The whole concept of limiting sugar and being vegetarian is foreign...like from a distant galaxy, to them. These are the quintiscential meat & potatoes folk: hashbrowns, bacon, sausage for breakfast, hamburgers and fries for lunch and pork ribs with whipped potatoes for dinner, all served with sweet tea or a big glass of Pepsi. I try to make smarter choices for all the boys. They need this for the now and the future.

I have so much to beat myself up for as a parent--I yell too much, I threaten too much, I let my kids watch way too much television. And the thing I hate most of all is that I use spankings to discipline. As a parent, all the things I would measure myself on, I am a failure...and everyday I wake up and promise myself to do better. And I continue to fail.

But, I love my children and I make sure that they know, above all, that I love them, unconditionally. Every night I sing them to sleep to "You Are My Sunshine" as I rub their hair. Parenting is far harder than I ever expected it to be, and I just want them to be happy, smart, loving, respectful boys. I think I'm at least accomlishing a little of that.

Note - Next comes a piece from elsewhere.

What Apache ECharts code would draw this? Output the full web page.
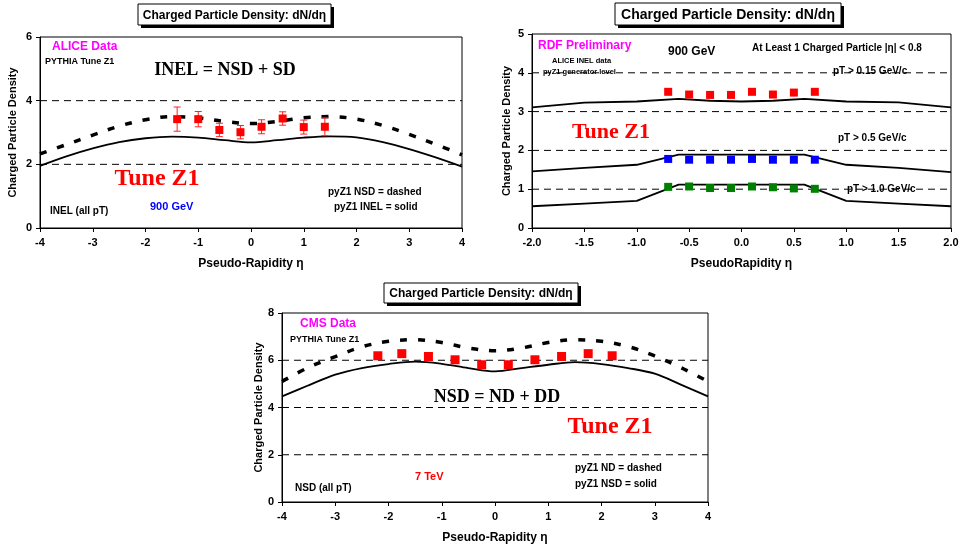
<!DOCTYPE html>
<html><head><meta charset="utf-8">
<script src="https://cdn.jsdelivr.net/npm/echarts@6/dist/echarts.min.js"></script>
<style>html,body{margin:0;padding:0;background:#fff}#c{width:967px;height:550px}</style>
</head><body><div id="c"></div>
<script>
// ---------- Panel 1: ALICE 900 GeV ----------
const etaCurve = [-4,-3.5,-3,-2.5,-2,-1.5,-1,-0.5,0,0.5,1,1.5,2,2.5,3,3.5,4];
const aliceNSD  = [2.33,2.62,2.92,3.20,3.40,3.50,3.46,3.35,3.28,3.35,3.46,3.50,3.42,3.22,2.94,2.63,2.30];
const aliceINEL = [1.95,2.25,2.50,2.70,2.82,2.87,2.84,2.76,2.69,2.76,2.84,2.88,2.85,2.70,2.48,2.22,1.93];
const aliceEta = [-1.4,-1.0,-0.6,-0.2,0.2,0.6,1.0,1.4];
const aliceVal = [3.42,3.42,3.08,3.01,3.18,3.44,3.17,3.18];
const aliceErr = [0.38,0.24,0.21,0.21,0.22,0.21,0.22,0.28];

// ---------- Panel 2: RDF preliminary, pT cuts ----------
const rdfEta  = [-0.7,-0.5,-0.3,-0.1,0.1,0.3,0.5,0.7];
const rdf015  = [3.51,3.44,3.43,3.43,3.51,3.44,3.49,3.51];
const rdf05   = [1.78,1.76,1.76,1.76,1.78,1.76,1.76,1.76];
const rdf10   = [1.06,1.07,1.03,1.03,1.07,1.05,1.02,1.01];
const z1EtaA  = [-2,-1.5,-1,-0.6,-0.3,0,0.3,0.6,1,1.5,2];
const z1pt015 = [3.11,3.23,3.26,3.33,3.28,3.26,3.28,3.33,3.26,3.24,3.11];
const z1EtaB  = [-2,-1.5,-1,-0.6,0.6,1,1.5,2];
const z1pt05  = [1.46,1.55,1.63,1.89,1.89,1.63,1.55,1.44];
const z1pt10  = [0.56,0.63,0.70,1.12,1.12,0.70,0.63,0.56];

// ---------- Panel 3: CMS 7 TeV ----------
const cmsND  = [5.10,5.70,6.15,6.57,6.80,6.87,6.75,6.52,6.40,6.52,6.75,6.87,6.80,6.58,6.18,5.68,5.10];
const cmsNSD = [4.47,4.94,5.39,5.67,5.84,5.94,5.85,5.67,5.53,5.67,5.81,5.92,5.84,5.67,5.43,4.96,4.47];
const cmsEta = [-2.2,-1.75,-1.25,-0.75,-0.25,0.25,0.75,1.25,1.75,2.2];
const cmsVal = [6.19,6.28,6.16,6.02,5.81,5.81,6.02,6.16,6.28,6.19];

const xTicks1 = [-4,4,1];
const yTicks1 = [0,6,2];
const xTicks2 = [-2,2,0.5];
const yTicks2 = [0,5,1];
const xTicks3 = [-4,4,1];
const yTicks3 = [0,8,2];
const gridVals1 = [2,4];
const gridVals2 = [1,2,3,4];
const gridVals3 = [2,4,6];

const SANS = '"Liberation Sans", Arial, sans-serif';
const SERIF = '"Liberation Serif", "Times New Roman", serif';
const zip = (a,b) => a.map((v,i)=>[v,b[i]]);

function xAxis(gi, t, name, dec){
  return {type:'value', gridIndex:gi, min:t[0], max:t[1], interval:t[2],
    name:name, nameLocation:'middle', nameGap:30,
    nameTextStyle:{fontFamily:SANS, fontWeight:'bold', fontSize:12, color:'#000'},
    axisLine:{onZero:false, lineStyle:{color:'#000', width:1}},
    axisTick:{show:true, length:4, lineStyle:{color:'#000'}},
    axisLabel:{fontFamily:SANS, fontWeight:'bold', fontSize:11, color:'#000', margin:9,
      formatter: v => dec ? v.toFixed(1) : String(v)},
    splitLine:{show:false}};
}
function yAxis(gi, t, gap){
  return {type:'value', gridIndex:gi, min:t[0], max:t[1], interval:t[2],
    name:'Charged Particle Density', nameLocation:'middle', nameGap:gap,
    nameTextStyle:{fontFamily:SANS, fontWeight:'bold', fontSize:11, color:'#000'},
    axisLine:{show:true, onZero:false, lineStyle:{color:'#000', width:1}},
    axisTick:{show:true, length:4, lineStyle:{color:'#000'}},
    axisLabel:{fontFamily:SANS, fontWeight:'bold', fontSize:11, color:'#000', margin:8},
    splitLine:{show:false}};
}

function dashLine(xi, xs, ys){
  return {type:'line', xAxisIndex:xi, yAxisIndex:xi, data:zip(xs,ys), smooth:0.35, symbol:'none',
    lineStyle:{color:'#000', width:3.5, type:[7,11]}, z:3, silent:true};
}
function solidLine(xi, xs, ys, smooth){
  return {type:'line', xAxisIndex:xi, yAxisIndex:xi, data:zip(xs,ys), smooth:smooth?0.35:false, symbol:'none',
    lineStyle:{color:'#000', width:1.8}, z:3, silent:true};
}
function pts(xi, xs, ys, color, size){
  return {type:'scatter', xAxisIndex:xi, yAxisIndex:xi, data:zip(xs,ys), symbol:'rect', symbolSize:size,
    itemStyle:{color:color, opacity:1}, z:5, silent:true};
}

// dashed horizontal gridlines at the interior tick values
function gridLines(xi, ticks, tmin, tmax){
  return {type:'custom', xAxisIndex:xi, yAxisIndex:xi, data:ticks.map(v=>[v]), silent:true, z:1,
    renderItem:(params, api)=>{
      const y = api.value(0);
      const p1 = api.coord([tmin, y]), p2 = api.coord([tmax, y]);
      return {type:'line', shape:{x1:p1[0], y1:p1[1], x2:p2[0], y2:p2[1]},
        style:{stroke:'#000', lineWidth:1, lineDash:[7,5]}};
    }};
}

const errSeries = {type:'custom', xAxisIndex:0, yAxisIndex:0, silent:true, z:4,
  data: aliceEta.map((x,i)=>[x, aliceVal[i], aliceErr[i]]),
  renderItem:(params, api)=>{
    const x = api.value(0), y = api.value(1), e = api.value(2);
    const hi = api.coord([x, y+e]), lo = api.coord([x, y-e]);
    const c = '#ff2020', w = 3.5;
    return {type:'group', children:[
      {type:'line', shape:{x1:hi[0], y1:hi[1], x2:lo[0], y2:lo[1]}, style:{stroke:c, lineWidth:1}},
      {type:'line', shape:{x1:hi[0]-w, y1:hi[1], x2:hi[0]+w, y2:hi[1]}, style:{stroke:c, lineWidth:1}},
      {type:'line', shape:{x1:lo[0]-w, y1:lo[1], x2:lo[0]+w, y2:lo[1]}, style:{stroke:c, lineWidth:1}}
    ]};
  }};

function titleBox(x, y, w, h, fs){
  return [
    {type:'rect', shape:{x:x+3, y:y+3, width:w, height:h}, style:{fill:'#000'}},
    {type:'rect', shape:{x:x, y:y, width:w, height:h}, style:{fill:'#fff', stroke:'#000', lineWidth:1}},
    {type:'text', x:x+w/2, y:y+h/2+1, style:{text:'Charged Particle Density: dN/dη', fill:'#000',
      font:'bold '+fs+'px '+SANS, textAlign:'center', textVerticalAlign:'middle'}}
  ];
}
function txt(x, y, s, fs, color, serif, align){
  return {type:'text', x:x, y:y, style:{text:s, fill:color||'#000',
    font:'bold '+fs+'px '+(serif?SERIF:SANS), textAlign:align||'left', textVerticalAlign:'middle'}};
}

const chart = echarts.init(document.getElementById('c'), null, {renderer:'canvas'});
chart.setOption({
  backgroundColor:'#fff',
  animation:false,
  grid:[
    {left:40, top:37, width:422, height:191, show:true, borderColor:'#000', borderWidth:1, backgroundColor:'transparent'},
    {left:532, top:34, width:419, height:194, show:true, borderColor:'#000', borderWidth:1, backgroundColor:'transparent'},
    {left:282, top:313, width:426, height:189, show:true, borderColor:'#000', borderWidth:1, backgroundColor:'transparent'}
  ],
  xAxis:[xAxis(0,xTicks1,'Pseudo-Rapidity η',false), xAxis(1,xTicks2,'PseudoRapidity η',true), xAxis(2,xTicks3,'Pseudo-Rapidity η',false)],
  yAxis:[yAxis(0,yTicks1,22), yAxis(1,yTicks2,20), yAxis(2,yTicks3,17)],
  series:[
    gridLines(0,gridVals1,-4,4),
    gridLines(1,gridVals2,-2,2),
    gridLines(2,gridVals3,-4,4),
    dashLine(0, etaCurve, aliceNSD),
    solidLine(0, etaCurve, aliceINEL, true),
    errSeries,
    pts(0, aliceEta, aliceVal, '#ff0000', 8),
    solidLine(1, z1EtaA, z1pt015, false),
    solidLine(1, z1EtaB, z1pt05, false),
    solidLine(1, z1EtaB, z1pt10, false),
    pts(1, rdfEta, rdf015, '#ff0000', 8),
    pts(1, rdfEta, rdf05, '#0000ff', 8),
    pts(1, rdfEta, rdf10, '#008000', 8),
    dashLine(2, etaCurve, cmsND),
    solidLine(2, etaCurve, cmsNSD, true),
    pts(2, cmsEta, cmsVal, '#ff0000', 9)
  ],
  graphic:[
    ...titleBox(138,4,193,21,12),
    ...titleBox(615,3,226,22,14),
    ...titleBox(384,283,194,20,12),
    // panel 1
    txt(52,47,'ALICE Data',12,'#ff00ff'),
    txt(45,62,'PYTHIA Tune Z1',9),
    txt(225,70,'INEL = NSD + SD',18,'#000',true,'center'),
    txt(157,179,'Tune Z1',24,'#ff0000',true,'center'),
    txt(50,211,'INEL (all pT)',10),
    txt(150,207,'900 GeV',11,'#0000ff'),
    txt(328,192,'pyZ1 NSD = dashed',10),
    txt(334,207,'pyZ1 INEL = solid',10),
    // panel 2
    txt(538,46,'RDF Preliminary',12,'#ff00ff'),
    txt(552,61,'ALICE INEL data',7.5),
    txt(543,72,'pyZ1 generator level',7.5),
    txt(668,52,'900 GeV',12),
    txt(752,48,'At Least 1 Charged Particle |η| < 0.8',10),
    txt(833,71,'pT > 0.15 GeV/c',10),
    txt(611,132,'Tune Z1',22,'#ff0000',true,'center'),
    txt(838,138,'pT > 0.5 GeV/c',10),
    txt(847,189,'pT > 1.0 GeV/c',10),
    // panel 3
    txt(300,324,'CMS Data',12,'#ff00ff'),
    txt(290,340,'PYTHIA Tune Z1',9),
    txt(497,397,'NSD = ND + DD',18,'#000',true,'center'),
    txt(610,427,'Tune Z1',24,'#ff0000',true,'center'),
    txt(415,477,'7 TeV',11,'#ff0000'),
    txt(295,488,'NSD (all pT)',10),
    txt(575,468,'pyZ1 ND = dashed',10),
    txt(575,484,'pyZ1 NSD = solid',10)
  ]
});
</script></body></html>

Thursday, December 02, 2004

Today is mom's birthday. We're going to their club for dinner tonight, and then afterward, Chris should be home. I bought her a cute little gift, not that I remember what it is, but I remember thinking, "Oh she'll like this." It's pitiful that I did this about 4 hours ago, and the memory of it is lost in the ether.

I really need to sleep tonight; thank God I'm still annoyed with Chris. I can sleep without the welcome home sex.

I am tired. I am so tired. I don't know why I'm not sleeping these days. I can barely keep my eyes opened through the day, and then I'm up until 2 am at bedtime. Chris is coming home tomorrow and I can't wait. Although, I am a little annoyed by our end-of-day conversation... something about some woman trying to pick him up. I still haven't figured out why he led me down the path he did, and then left me hanging with this feeling like it was circumstance and not me (or our marriage) that had him walking away. Prick.

I'm going to watch Conan now and maybe get a few hours of shut eye.